The perceptron is one of the simplest types of artificial neural networks and is often used as an introduction to the basics of machine learning and neural networks. It was originally developed in the 1950s by Frank Rosenblatt.

Rosenblatt

Frank Rosenblatt (July 11, 1928 – July 11, 1971) was an American psychologist notable in the field of artificial intelligence. He is sometimes called the father of deep learning for his pioneering work on artificial neural networks.

Structure

A perceptron is a single-layer neural network, consisting of input nodes (features), weights, a bias term, and an output. Each input feature has an associated weight, which indicates its importance. The perceptron takes these weighted inputs, adds a bias term, and processes the result through an activation function (typically a step function) to produce the output.

Mathematical Model

  • The output of the perceptron is calculated by: \(\text{output} = f \left( \sum_{i=1}^{n} w_i x_i + b \right)\)
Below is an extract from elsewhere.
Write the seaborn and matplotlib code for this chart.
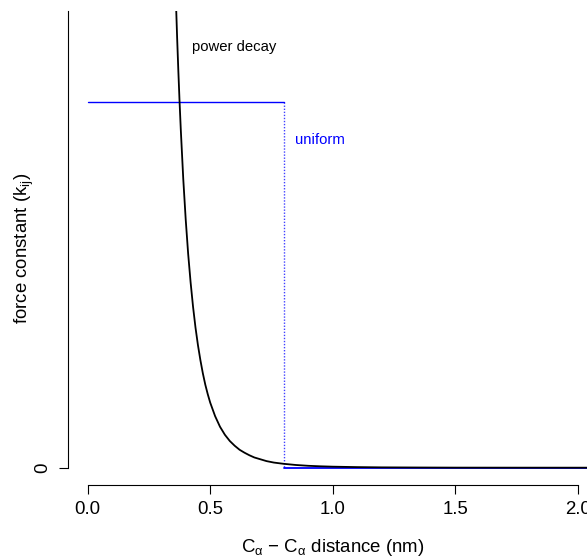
import numpy as np
import pandas as pd
import seaborn as sns
import matplotlib
matplotlib.use("Agg")
import matplotlib.pyplot as plt

# ---- data ----
# power-decay force constant (distance in nm, relative force constant)
decay_r = [0.355, 0.36, 0.365, 0.37, 0.375, 0.38, 0.39, 0.40, 0.41, 0.42, 0.43,
           0.44, 0.45, 0.46, 0.47, 0.48, 0.49, 0.50, 0.52, 0.54, 0.56, 0.58,
           0.60, 0.62, 0.64, 0.66, 0.68, 0.70, 0.73, 0.76, 0.80, 0.85, 0.90,
           0.95, 1.00, 1.10, 1.20, 1.35, 1.50, 1.75, 2.10]
decay_k = [1.389, 1.278, 1.176, 1.084, 1.000, 0.924, 0.790, 0.679, 0.585, 0.507,
           0.440, 0.383, 0.335, 0.294, 0.258, 0.227, 0.201, 0.178, 0.141, 0.112,
           0.090, 0.073, 0.060, 0.049, 0.041, 0.034, 0.028, 0.024, 0.018, 0.014,
           0.0106, 0.0074, 0.0052, 0.0038, 0.0028, 0.0016, 0.0009, 0.0005,
           0.0002, 0.0001, 0.00003]

# uniform (cut-off) force constant
uniform_in_r = [0.0, 0.8]
uniform_in_k = [1.0, 1.0]
cutoff_r = [0.8, 0.8]
cutoff_k = [1.0, 0.0]
uniform_out_r = [0.8, 2.1]
uniform_out_k = [0.0, 0.0]

x_ticks = [0.0, 0.5, 1.0, 1.5, 2.0]
x_tick_labels = ["0.0", "0.5", "1.0", "1.5", "2.0"]
y_ticks = [0]
y_tick_labels = ["0"]

# ---- style ----
sns.set_theme(style="white")
plt.rcParams["font.family"] = ["Liberation Sans", "DejaVu Sans"]
plt.rcParams["mathtext.fontset"] = "custom"
plt.rcParams["mathtext.rm"] = "Liberation Sans"
plt.rcParams["mathtext.it"] = "Liberation Sans:italic"
plt.rcParams["mathtext.bf"] = "Liberation Sans:bold"
plt.rcParams["mathtext.sf"] = "Liberation Sans"

W, H = 587, 559
fig = plt.figure(figsize=(W / 100, H / 100), dpi=100)
fig.patch.set_facecolor("white")

left_px, right_px, top_px, bottom_px = 68.1, 597.3, 11.3, 485.25
ax = fig.add_axes([left_px / W, (H - bottom_px) / H,
                   (right_px - left_px) / W, (bottom_px - top_px) / H])
ax.set_facecolor("white")

df_decay = pd.DataFrame({"r": decay_r, "k": decay_k})
df_in = pd.DataFrame({"r": uniform_in_r, "k": uniform_in_k})
df_cut = pd.DataFrame({"r": cutoff_r, "k": cutoff_k})
df_out = pd.DataFrame({"r": uniform_out_r, "k": uniform_out_k})

sns.lineplot(data=df_in, x="r", y="k", ax=ax, color="#0000ff", lw=1.0,
             estimator=None, sort=False)
sns.lineplot(data=df_out, x="r", y="k", ax=ax, color="#0000ff", lw=1.3,
             estimator=None, sort=False)
sns.lineplot(data=df_cut, x="r", y="k", ax=ax, color="#0000ff", lw=1.0,
             estimator=None, sort=False, linestyle=(0, (1, 1.2)), alpha=0.75)
sns.lineplot(data=df_decay, x="r", y="k", ax=ax, color="black", lw=1.3,
             estimator=None, sort=False)

ax.set_xlim(-0.08, 2.08)
ax.set_ylim(-0.048, 1.248)

for s in ["top", "right"]:
    ax.spines[s].set_visible(False)
for s in ["left", "bottom"]:
    ax.spines[s].set_color("black")
    ax.spines[s].set_linewidth(0.8)
ax.spines["left"].set_bounds(0, 1.248)
ax.spines["bottom"].set_bounds(0, 2.0)

ax.set_xticks(x_ticks)
ax.set_xticklabels(x_tick_labels)
ax.set_yticks(y_ticks)
ax.set_yticklabels(y_tick_labels, rotation=90, va="center")
ax.tick_params(axis="both", which="major", direction="out", length=6.5,
               width=0.8, color="black", labelsize=13.4, labelcolor="black",
               bottom=True, left=True)
ax.tick_params(axis="x", pad=4.5)
ax.tick_params(axis="y", pad=5.5)
ax.set_xlabel("")
ax.set_ylabel("")

ax.text(0.425, 1.15, "power decay", fontsize=10.7, color="black",
        ha="left", va="center")
ax.text(0.845, 0.895, "uniform", fontsize=10.7, color="#0000ff",
        ha="left", va="center")

fig.text(333 / W, (H - 552) / H,
         r"C$_{\mathrm{α}}$ − C$_{\mathrm{α}}$ distance (nm)",
         fontsize=13.4, ha="center", va="baseline", color="black")
fig.text(24 / W, (H - 248) / H, r"force constant (k$_{\mathrm{ij}}$)",
         fontsize=13.4, ha="center", va="center", rotation=90, color="black")

fig.savefig("out.png", dpi=100, facecolor="white")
where \(x_i\) represents the input features, \(w_i\) are the weights, \(b\) is the bias, and \(f\) is the activation function (often a binary step function).

If the output of \(f\) meets a threshold (e.g., greater than 0), it outputs one class; otherwise, it outputs the other class.

Perceptron

Step Function

The step function is a simple activation function used in early neural networks like the perceptron. It determines whether a neuron “fires” based on the input it receives. The step function outputs a binary result, typically 0 or 1, depending on whether the input is above or below a certain threshold.

\[f(x) = \begin{cases} 1 & \text{if } x \geq 0 \\ 0 & \text{if } x < 0 \end{cases}\]

If the input \(x\) is greater than or equal to 0, the output is 1. If the input \(x\) is less than 0, the output is 0.

Training

The perceptron uses a supervised learning algorithm. The goal is to adjust weights so that the perceptron correctly classifies the training data. For each data point, the perceptron checks if the predicted output matches the actual label. If it doesn’t, it updates the weights and bias:

\[w_i = w_i + \eta (y - \hat{y}) x_i\]

where \(\eta\) is the learning rate, \(y\) is the actual label, and \(\hat{y}\) is the predicted label.

Supervised Learning

Supervised learning is a type of machine learning where a model is trained on a labeled dataset, meaning each input data point is paired with the correct output. The model learns to map inputs to outputs by minimizing errors between its predictions and the actual labels, adjusting its parameters to improve accuracy over time. Once trained, the model can make predictions on new, unseen data based on the patterns it learned from the labeled examples.